Written instruction: Give every line again exactly as it appears, please, but not the pictures.

Source material:
* Start *

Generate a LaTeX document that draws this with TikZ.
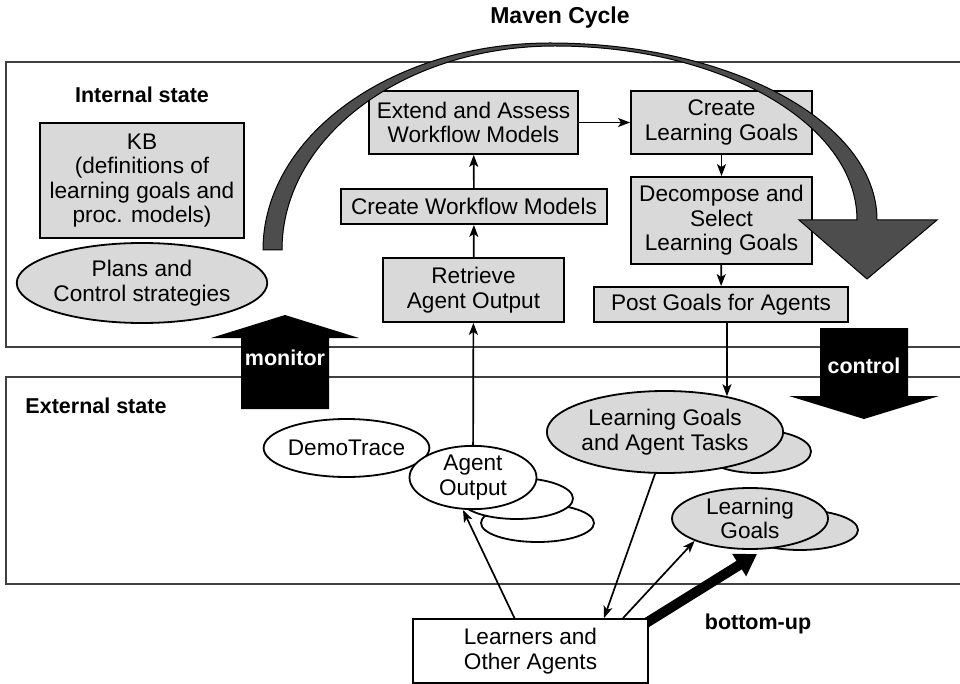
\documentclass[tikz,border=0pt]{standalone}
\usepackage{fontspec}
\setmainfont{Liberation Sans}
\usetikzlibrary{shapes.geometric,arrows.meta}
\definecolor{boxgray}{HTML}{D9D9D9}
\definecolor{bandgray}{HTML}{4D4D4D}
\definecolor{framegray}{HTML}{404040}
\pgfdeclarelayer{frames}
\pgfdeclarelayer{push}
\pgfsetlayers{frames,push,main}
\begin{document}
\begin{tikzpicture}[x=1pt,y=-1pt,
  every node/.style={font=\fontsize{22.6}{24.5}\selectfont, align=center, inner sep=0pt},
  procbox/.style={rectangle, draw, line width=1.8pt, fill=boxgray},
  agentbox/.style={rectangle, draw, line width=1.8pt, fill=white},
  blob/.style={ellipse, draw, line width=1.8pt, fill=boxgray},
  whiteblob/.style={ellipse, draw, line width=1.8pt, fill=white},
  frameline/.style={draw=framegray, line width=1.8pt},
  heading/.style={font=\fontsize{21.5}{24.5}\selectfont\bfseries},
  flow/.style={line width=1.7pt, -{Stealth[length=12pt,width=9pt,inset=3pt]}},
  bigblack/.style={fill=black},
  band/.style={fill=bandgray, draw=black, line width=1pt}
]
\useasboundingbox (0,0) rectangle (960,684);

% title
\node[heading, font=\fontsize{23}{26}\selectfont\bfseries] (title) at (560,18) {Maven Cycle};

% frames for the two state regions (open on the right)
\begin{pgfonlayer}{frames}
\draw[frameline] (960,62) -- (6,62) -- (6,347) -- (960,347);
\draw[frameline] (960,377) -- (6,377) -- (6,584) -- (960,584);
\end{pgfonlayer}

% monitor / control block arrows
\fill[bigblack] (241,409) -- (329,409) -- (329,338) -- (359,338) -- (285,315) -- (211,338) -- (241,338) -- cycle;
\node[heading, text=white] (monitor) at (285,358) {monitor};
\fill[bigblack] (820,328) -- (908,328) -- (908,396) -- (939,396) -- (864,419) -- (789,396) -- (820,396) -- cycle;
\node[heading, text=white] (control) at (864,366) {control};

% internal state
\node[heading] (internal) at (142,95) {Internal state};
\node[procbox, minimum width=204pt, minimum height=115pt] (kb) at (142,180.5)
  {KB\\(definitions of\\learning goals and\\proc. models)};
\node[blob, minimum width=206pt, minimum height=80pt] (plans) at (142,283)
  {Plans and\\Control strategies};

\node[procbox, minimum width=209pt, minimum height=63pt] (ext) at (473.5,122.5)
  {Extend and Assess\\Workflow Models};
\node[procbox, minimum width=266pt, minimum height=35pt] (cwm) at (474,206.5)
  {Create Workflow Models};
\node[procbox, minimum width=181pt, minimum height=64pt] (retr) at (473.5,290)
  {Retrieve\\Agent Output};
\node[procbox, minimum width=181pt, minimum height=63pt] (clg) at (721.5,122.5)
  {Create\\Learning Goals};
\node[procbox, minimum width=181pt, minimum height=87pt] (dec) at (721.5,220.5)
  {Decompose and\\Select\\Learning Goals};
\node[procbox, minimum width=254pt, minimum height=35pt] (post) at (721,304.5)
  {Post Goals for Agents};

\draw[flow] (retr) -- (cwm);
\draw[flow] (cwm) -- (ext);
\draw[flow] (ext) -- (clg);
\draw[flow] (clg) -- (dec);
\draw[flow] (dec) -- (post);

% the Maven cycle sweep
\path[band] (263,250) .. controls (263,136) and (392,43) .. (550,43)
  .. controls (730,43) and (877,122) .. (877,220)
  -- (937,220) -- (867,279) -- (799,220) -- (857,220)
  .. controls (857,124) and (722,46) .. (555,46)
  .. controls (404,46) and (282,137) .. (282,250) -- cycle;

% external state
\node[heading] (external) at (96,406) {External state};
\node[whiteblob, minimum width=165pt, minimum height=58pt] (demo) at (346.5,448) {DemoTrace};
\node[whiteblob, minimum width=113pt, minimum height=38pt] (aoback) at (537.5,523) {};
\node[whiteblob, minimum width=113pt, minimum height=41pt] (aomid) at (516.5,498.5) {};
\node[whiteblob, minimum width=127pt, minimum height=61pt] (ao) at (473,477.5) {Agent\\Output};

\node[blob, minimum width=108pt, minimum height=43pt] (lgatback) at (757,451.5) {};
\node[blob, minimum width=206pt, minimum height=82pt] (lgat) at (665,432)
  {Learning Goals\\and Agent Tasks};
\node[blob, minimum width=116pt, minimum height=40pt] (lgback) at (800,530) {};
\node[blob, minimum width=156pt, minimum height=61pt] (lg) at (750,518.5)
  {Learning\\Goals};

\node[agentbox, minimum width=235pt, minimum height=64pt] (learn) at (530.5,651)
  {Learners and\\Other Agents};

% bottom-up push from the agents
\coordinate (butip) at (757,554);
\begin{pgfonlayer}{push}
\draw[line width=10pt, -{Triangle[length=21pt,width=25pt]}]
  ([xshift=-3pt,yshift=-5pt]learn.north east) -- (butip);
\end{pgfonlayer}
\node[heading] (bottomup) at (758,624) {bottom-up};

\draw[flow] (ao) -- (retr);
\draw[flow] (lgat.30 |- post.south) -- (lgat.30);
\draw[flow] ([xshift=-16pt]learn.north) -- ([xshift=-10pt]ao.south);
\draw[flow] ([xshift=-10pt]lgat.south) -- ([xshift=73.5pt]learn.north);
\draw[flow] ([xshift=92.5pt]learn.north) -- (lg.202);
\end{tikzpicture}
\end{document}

* End *

Response to this task:
Generate a LaTeX document that draws this with TikZ.
\documentclass[tikz,border=0pt]{standalone}
\usepackage{fontspec}
\setmainfont{Liberation Sans}
\usetikzlibrary{shapes.geometric,arrows.meta}
\definecolor{boxgray}{HTML}{D9D9D9}
\definecolor{bandgray}{HTML}{4D4D4D}
\definecolor{framegray}{HTML}{404040}
\pgfdeclarelayer{frames}
\pgfdeclarelayer{push}
\pgfsetlayers{frames,push,main}
\begin{document}
\begin{tikzpicture}[x=1pt,y=-1pt,
  every node/.style={font=\fontsize{22.6}{24.5}\selectfont, align=center, inner sep=0pt},
  procbox/.style={rectangle, draw, line width=1.8pt, fill=boxgray},
  agentbox/.style={rectangle, draw, line width=1.8pt, fill=white},
  blob/.style={ellipse, draw, line width=1.8pt, fill=boxgray},
  whiteblob/.style={ellipse, draw, line width=1.8pt, fill=white},
  frameline/.style={draw=framegray, line width=1.8pt},
  heading/.style={font=\fontsize{21.5}{24.5}\selectfont\bfseries},
  flow/.style={line width=1.7pt, -{Stealth[length=12pt,width=9pt,inset=3pt]}},
  bigblack/.style={fill=black},
  band/.style={fill=bandgray, draw=black, line width=1pt}
]
\useasboundingbox (0,0) rectangle (960,684);

% title
\node[heading, font=\fontsize{23}{26}\selectfont\bfseries] (title) at (560,18) {Maven Cycle};

% frames for the two state regions (open on the right)
\begin{pgfonlayer}{frames}
\draw[frameline] (960,62) -- (6,62) -- (6,347) -- (960,347);
\draw[frameline] (960,377) -- (6,377) -- (6,584) -- (960,584);
\end{pgfonlayer}

% monitor / control block arrows
\fill[bigblack] (241,409) -- (329,409) -- (329,338) -- (359,338) -- (285,315) -- (211,338) -- (241,338) -- cycle;
\node[heading, text=white] (monitor) at (285,358) {monitor};
\fill[bigblack] (820,328) -- (908,328) -- (908,396) -- (939,396) -- (864,419) -- (789,396) -- (820,396) -- cycle;
\node[heading, text=white] (control) at (864,366) {control};

% internal state
\node[heading] (internal) at (142,95) {Internal state};
\node[procbox, minimum width=204pt, minimum height=115pt] (kb) at (142,180.5)
  {KB\\(definitions of\\learning goals and\\proc. models)};
\node[blob, minimum width=206pt, minimum height=80pt] (plans) at (142,283)
  {Plans and\\Control strategies};

\node[procbox, minimum width=209pt, minimum height=63pt] (ext) at (473.5,122.5)
  {Extend and Assess\\Workflow Models};
\node[procbox, minimum width=266pt, minimum height=35pt] (cwm) at (474,206.5)
  {Create Workflow Models};
\node[procbox, minimum width=181pt, minimum height=64pt] (retr) at (473.5,290)
  {Retrieve\\Agent Output};
\node[procbox, minimum width=181pt, minimum height=63pt] (clg) at (721.5,122.5)
  {Create\\Learning Goals};
\node[procbox, minimum width=181pt, minimum height=87pt] (dec) at (721.5,220.5)
  {Decompose and\\Select\\Learning Goals};
\node[procbox, minimum width=254pt, minimum height=35pt] (post) at (721,304.5)
  {Post Goals for Agents};

\draw[flow] (retr) -- (cwm);
\draw[flow] (cwm) -- (ext);
\draw[flow] (ext) -- (clg);
\draw[flow] (clg) -- (dec);
\draw[flow] (dec) -- (post);

% the Maven cycle sweep
\path[band] (263,250) .. controls (263,136) and (392,43) .. (550,43)
  .. controls (730,43) and (877,122) .. (877,220)
  -- (937,220) -- (867,279) -- (799,220) -- (857,220)
  .. controls (857,124) and (722,46) .. (555,46)
  .. controls (404,46) and (282,137) .. (282,250) -- cycle;

% external state
\node[heading] (external) at (96,406) {External state};
\node[whiteblob, minimum width=165pt, minimum height=58pt] (demo) at (346.5,448) {DemoTrace};
\node[whiteblob, minimum width=113pt, minimum height=38pt] (aoback) at (537.5,523) {};
\node[whiteblob, minimum width=113pt, minimum height=41pt] (aomid) at (516.5,498.5) {};
\node[whiteblob, minimum width=127pt, minimum height=61pt] (ao) at (473,477.5) {Agent\\Output};

\node[blob, minimum width=108pt, minimum height=43pt] (lgatback) at (757,451.5) {};
\node[blob, minimum width=206pt, minimum height=82pt] (lgat) at (665,432)
  {Learning Goals\\and Agent Tasks};
\node[blob, minimum width=116pt, minimum height=40pt] (lgback) at (800,530) {};
\node[blob, minimum width=156pt, minimum height=61pt] (lg) at (750,518.5)
  {Learning\\Goals};

\node[agentbox, minimum width=235pt, minimum height=64pt] (learn) at (530.5,651)
  {Learners and\\Other Agents};

% bottom-up push from the agents
\coordinate (butip) at (757,554);
\begin{pgfonlayer}{push}
\draw[line width=10pt, -{Triangle[length=21pt,width=25pt]}]
  ([xshift=-3pt,yshift=-5pt]learn.north east) -- (butip);
\end{pgfonlayer}
\node[heading] (bottomup) at (758,624) {bottom-up};

\draw[flow] (ao) -- (retr);
\draw[flow] (lgat.30 |- post.south) -- (lgat.30);
\draw[flow] ([xshift=-16pt]learn.north) -- ([xshift=-10pt]ao.south);
\draw[flow] ([xshift=-10pt]lgat.south) -- ([xshift=73.5pt]learn.north);
\draw[flow] ([xshift=92.5pt]learn.north) -- (lg.202);
\end{tikzpicture}
\end{document}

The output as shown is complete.